We found that the decision of PIAAC(-L) respondents to consent to linkage was not affected by the sociodemographic variables gender, age, income, or employment status. However, respondents’ education and native language (German/non-German) did play a particularly important role in the consent decision. These results are largely consistent with previous literature, which has identified mixed findings for sociodemographic variables and their connection with the linkage decision. However, especially the significant correlations revealed for education and native language suggest that respondents may not be able to properly understand the linkage question and its implications and that further effort should be invested in the framing of this question (e.g. Sakshaug et al. 2013).

11.4 Conclusion

The focus of this chapter was on describing the process of linking data from the German PIAAC(-L) sample to administrative data of the IAB. We focused on the technical side of data linkage and the methodological challenges involved. In addition, we provided a summary of recent findings on selective consent to data linkage and illustrated how the cognitive skills assessed in PIAAC affect the decision to consent—or withhold consent—to data linkage.

The use of linked datasets has a number of advantages: survey data can be enriched with additional information without increasing respondent burden, cross-sectional surveys can be extended with longitudinal information from other data sources, and the quality of the survey information can be evaluated against an additional (more objective) data source. Thus, linked data samples allow researchers to explore completely new fields of research.

By using the linked PIAAC-L-ADIAB sample, for instance, researchers can address questions concerning the relationship between the individual labour market history and cognitive skills. From a survey methodology perspective, the linked dataset provides many opportunities, such as research on consent to data linkage, as well as possibilities for the evaluation of survey and administrative data (Gauly et al. 2019; Sakshaug and Antoni 2017).

However, the use of linked data also involves challenges. First, when combining PIAAC and IEB data, researchers have to be aware that the latter are available in so-called spell format. This means that not only one but rather several pieces of information from the administrative data will be linked to each respondent in the survey data and that a number of steps are required before the researcher can access and use the linked data.

Second, researchers face challenges in the use of the linked PIAAC-L-ADIAB data due to the small sample size. The linkage question was included only in PIAAC-L 2015, so only those individuals who participated in both PIAAC 2012 and PIAAC-L were asked for their consent to the linkage of their survey data with administrative data. Of those respondents who were asked for their consent, only a subsample agreed to the linkage; and of those who agreed, only a subsample could be identified within the administrative data. Thus, we were left with a total sample of only 2056 individuals in the linked PIAAC-L-ADIAB dataset, which reduces statistical power and makes subsample analyses difficult.

And finally, there is a risk of selection bias in the linked PIAAC-L-ADIAB dataset. This arose for two reasons.
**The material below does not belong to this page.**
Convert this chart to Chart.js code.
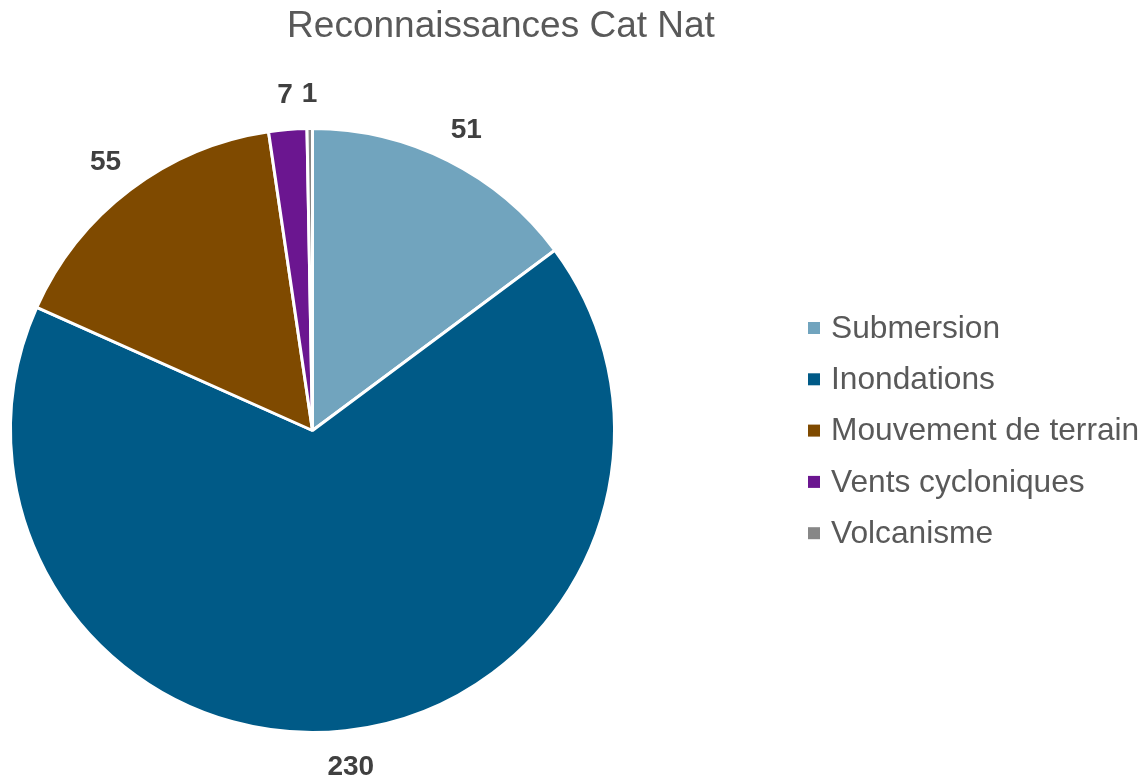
<!DOCTYPE html>
<html>
<head>
<meta charset="utf-8">
<script src="https://cdn.jsdelivr.net/npm/chart.js@4"></script>
<style>
  html, body { margin: 0; padding: 0; background: #fff; }
  #wrap { width: 1145px; height: 777px; position: relative; }
</style>
</head>
<body>
<div id="wrap"><canvas id="graphique"></canvas></div>
<script>
// Données
const categories = ["Submersion", "Inondations", "Mouvement de terrain", "Vents cycloniques", "Volcanisme"];
const valeurs = [51, 230, 55, 7, 1];
const couleurs = ["#71A4BE", "#005A87", "#7F4A00", "#6B1690", "#878787"];
const titre = "Reconnaissances Cat Nat";

const FONT = "'Liberation Sans', Arial, sans-serif";

// Titre dessiné à la main pour le placer comme sur l'original
const pluginTitre = {
  id: "titre",
  afterDraw(chart) {
    const ctx = chart.ctx;
    ctx.save();
    ctx.font = "37px " + FONT;
    ctx.fillStyle = "#595959";
    ctx.textAlign = "center";
    ctx.textBaseline = "middle";
    ctx.fillText(titre, 501, 27);
    ctx.restore();
  }
};

// Légende à droite, carrés + libellés
const pluginLegende = {
  id: "legende",
  afterDraw(chart) {
    const ctx = chart.ctx;
    ctx.save();
    ctx.font = "31.7px " + FONT;
    ctx.textBaseline = "middle";
    chart.data.labels.forEach((lab, i) => {
      const y = 328 + i * 51.3;
      ctx.fillStyle = couleurs[i];
      ctx.fillRect(808, y - 6, 12, 12);
      ctx.fillStyle = "#595959";
      ctx.fillText(lab, 831, y + 1);
    });
    ctx.restore();
  }
};

// Étiquettes de valeurs à l'extérieur des parts (boîte du texte posée à distance fixe du cercle)
const pluginEtiquettes = {
  id: "etiquettes",
  afterDatasetsDraw(chart) {
    const ctx = chart.ctx;
    const meta = chart.getDatasetMeta(0);
    const ecart = 25, h = 21;
    ctx.save();
    ctx.font = "bold 28px " + FONT;
    ctx.fillStyle = "#404040";
    ctx.textAlign = "center";
    ctx.textBaseline = "middle";
    meta.data.forEach((arc, i) => {
      const p = arc.getProps(["x", "y", "startAngle", "endAngle", "outerRadius"], true);
      const a = (p.startAngle + p.endAngle) / 2;
      const cx = Math.cos(a), cy = Math.sin(a);
      const txt = String(valeurs[i]);
      const w = ctx.measureText(txt).width;
      const d = p.outerRadius + ecart;
      ctx.fillText(txt, p.x + cx * d + cx * w / 2, p.y + cy * d + cy * h / 2 + 1);
    });
    ctx.restore();
  }
};

new Chart(document.getElementById("graphique").getContext("2d"), {
  type: "pie",
  data: {
    labels: categories,
    datasets: [{
      data: valeurs,
      backgroundColor: couleurs,
      borderColor: "#ffffff",
      borderWidth: 3,
      hoverOffset: 0
    }]
  },
  options: {
    responsive: true,
    maintainAspectRatio: false,
    animation: false,
    layout: { padding: { left: 9, right: 529, top: 127, bottom: 43 } },
    plugins: {
      legend: { display: false },
      title: { display: false },
      tooltip: { enabled: false }
    }
  },
  plugins: [pluginTitre, pluginLegende, pluginEtiquettes]
});
</script>
</body>
</html>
The first selection occurred at the transition from PIAAC 2012 to PIAAC-L 2015. Research shows that PIAAC respondents who were willing to participate in the first wave of the longitudinal PIAAC survey differed significantly in terms of educational attainment, literacy skills, and native language from the initial PIAAC 2012 sample (Martin et al. 2019). The second selection resulted from the consent to data linkage, as the distribution of the sociodemographic characteristics in the linked dataset differs from that in the PIAAC-L 2015 sample (see Table 11.1). Numerous studies have shown that individual characteristics influence the consent to link survey with administrative data (see Table 11.3). As a result, not all sociodemographic groups are adequately represented in the linked dataset, and analyses will not obtain representative results. For instance, in the PIAAC-L-ADIAB sample, higher-educated individuals are overrepresented, which can lead to bias in the estimation of the relationship between education and any other variable.
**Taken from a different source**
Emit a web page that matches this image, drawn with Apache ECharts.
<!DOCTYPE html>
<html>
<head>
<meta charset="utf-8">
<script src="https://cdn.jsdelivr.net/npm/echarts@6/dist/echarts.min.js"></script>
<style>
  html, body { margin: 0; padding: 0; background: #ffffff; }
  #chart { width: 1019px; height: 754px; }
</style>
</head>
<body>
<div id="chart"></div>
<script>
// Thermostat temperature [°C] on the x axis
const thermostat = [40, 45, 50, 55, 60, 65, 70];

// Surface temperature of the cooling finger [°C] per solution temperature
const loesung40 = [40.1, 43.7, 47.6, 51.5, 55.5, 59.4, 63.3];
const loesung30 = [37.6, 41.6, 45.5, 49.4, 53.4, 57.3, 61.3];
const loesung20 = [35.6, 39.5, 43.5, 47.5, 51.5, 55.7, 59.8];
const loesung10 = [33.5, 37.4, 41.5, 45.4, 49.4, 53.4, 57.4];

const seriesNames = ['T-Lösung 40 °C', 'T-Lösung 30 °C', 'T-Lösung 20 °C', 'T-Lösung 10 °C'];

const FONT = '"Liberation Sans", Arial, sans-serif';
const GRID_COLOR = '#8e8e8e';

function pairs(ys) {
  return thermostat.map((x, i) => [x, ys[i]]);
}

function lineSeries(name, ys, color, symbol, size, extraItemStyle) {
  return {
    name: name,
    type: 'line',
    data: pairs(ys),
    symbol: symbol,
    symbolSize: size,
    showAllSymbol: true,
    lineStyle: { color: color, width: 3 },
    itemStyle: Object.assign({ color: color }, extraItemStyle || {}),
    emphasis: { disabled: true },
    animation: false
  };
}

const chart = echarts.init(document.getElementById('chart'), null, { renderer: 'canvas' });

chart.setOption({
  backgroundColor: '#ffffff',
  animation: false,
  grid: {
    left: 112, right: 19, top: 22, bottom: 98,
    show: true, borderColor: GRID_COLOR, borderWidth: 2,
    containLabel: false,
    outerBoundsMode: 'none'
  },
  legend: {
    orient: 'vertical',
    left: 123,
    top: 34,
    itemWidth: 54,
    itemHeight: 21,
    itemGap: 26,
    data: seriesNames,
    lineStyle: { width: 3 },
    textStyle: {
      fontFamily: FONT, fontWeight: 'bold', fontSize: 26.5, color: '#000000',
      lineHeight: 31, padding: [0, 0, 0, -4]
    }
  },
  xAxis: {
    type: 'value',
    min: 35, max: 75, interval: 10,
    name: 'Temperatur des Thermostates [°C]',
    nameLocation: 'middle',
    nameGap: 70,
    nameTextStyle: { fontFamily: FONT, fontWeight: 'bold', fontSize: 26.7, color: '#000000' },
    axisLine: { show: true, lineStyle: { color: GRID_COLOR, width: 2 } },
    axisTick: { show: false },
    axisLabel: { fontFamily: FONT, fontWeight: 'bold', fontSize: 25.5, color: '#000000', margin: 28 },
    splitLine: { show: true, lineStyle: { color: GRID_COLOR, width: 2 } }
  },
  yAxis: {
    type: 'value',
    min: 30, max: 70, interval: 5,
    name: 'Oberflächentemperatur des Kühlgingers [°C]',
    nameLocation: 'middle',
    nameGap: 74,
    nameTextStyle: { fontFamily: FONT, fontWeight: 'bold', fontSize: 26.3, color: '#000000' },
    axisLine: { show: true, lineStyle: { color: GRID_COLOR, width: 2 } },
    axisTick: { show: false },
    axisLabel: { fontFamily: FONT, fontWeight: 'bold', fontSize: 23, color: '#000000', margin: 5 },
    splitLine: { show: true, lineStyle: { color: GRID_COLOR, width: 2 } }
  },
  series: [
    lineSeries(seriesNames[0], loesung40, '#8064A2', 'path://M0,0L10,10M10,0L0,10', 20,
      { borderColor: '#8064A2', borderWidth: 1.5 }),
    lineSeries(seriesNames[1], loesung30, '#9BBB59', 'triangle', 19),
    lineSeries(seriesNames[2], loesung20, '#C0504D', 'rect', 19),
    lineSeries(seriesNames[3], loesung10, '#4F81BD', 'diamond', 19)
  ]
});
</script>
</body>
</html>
In the example of the use of the PIAAC-L-ADIAB data presented here, we showed a positive and statistically significant association of the skills assessed in PIAAC and respondents’ willingness to consent to data linkage. Our results indicate that individuals with low skills are less likely to consent to linkage than their high-skilled peers. However, this finding holds only for the zero-order correlations (models without control variables), as the coefficients became statistically insignificant when we controlled for individual characteristics. Moreover, our results show no statistically significant relationship between the decision to consent to linkage and sociodemographic variables, such as gender, age, income, or employment status. These results are largely consistent with previous literature, which has shown mixed findings for sociodemographic variables and their connection with the linkage decision. In contrast, respondents’ education and native language (German/non-German) seem to be associated with the consent decision, which suggests that consent is related to the comprehension of the linkage question. In the light of these findings, further research should be conducted on how linkage questions should be framed and how responsive design could be used to achieve a higher linkage rate and low linkage bias (e.g. Sakshaug et al. 2013).
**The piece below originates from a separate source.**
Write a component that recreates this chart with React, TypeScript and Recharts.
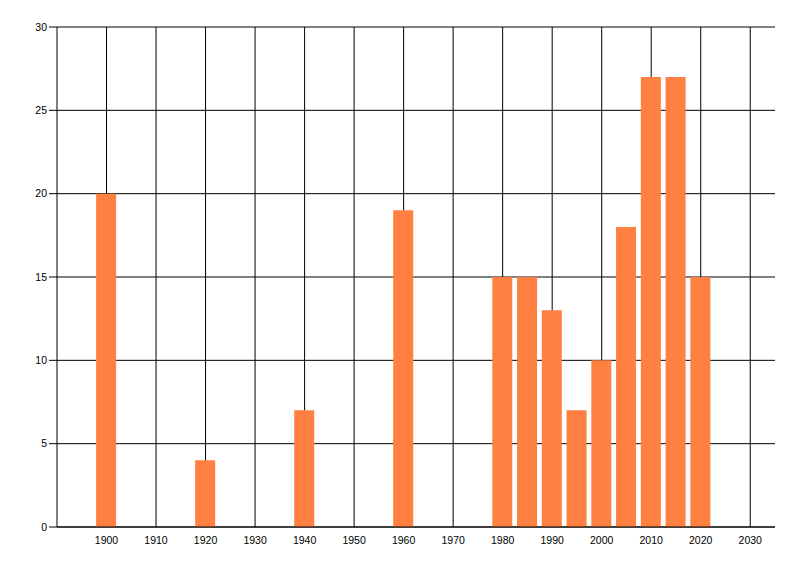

However, our findings do not imply that all individual characteristics play a negligible role in the linkage decision and that all individuals have the same probability of being represented in a linked dataset. This would suggest that there were no differences between the PIAAC-L 2015 sample, the original PIAAC 2012 sample, and the subsample of individuals who consented to linkage with administrative information. Instead, as can be seen from Table 11.1, the linked dataset (PIAAC-L-ADIAB) and the PIAAC-L 2015 and PIAAC 2012 datasets differ in terms of the sociodemographic characteristics of the respective samples. The decision to participate in PIAAC-L seems to have been affected by certain characteristics (see, e.g. Martin et al. 2019), and this sample selection bias translated also into the PIAAC-L-ADIAB sample. This suggests that future surveys would benefit from including the linkage question in the first wave of a (longitudinal) survey. In that way, panel mortality would not have a distorting effect on the sample that is asked the consent question and that could potentially be part of a linked dataset. However, we also found noticeable differences in the share of females and the average age between PIAAC-L 2015 and PIAAC-L-ADIAB when we considered unconditional sample differences. This can probably be explained by the fact that (especially older) women are less likely to be employed. Similarly, younger people are often not yet employed, which contributes to the age bias. Summing up, we want to emphasise that researchers working with the linked data need to be aware of these biases, which preclude the drawing of conclusions for the general population. These sample selection biases may lead to over- or underestimation of true effects, depending on whether the panel attrition is systematic, which would mean, for example, that lower-educated individuals who consent to data linkage are significantly different in unobserved characteristics than low-educated individuals who withhold consent to linkage.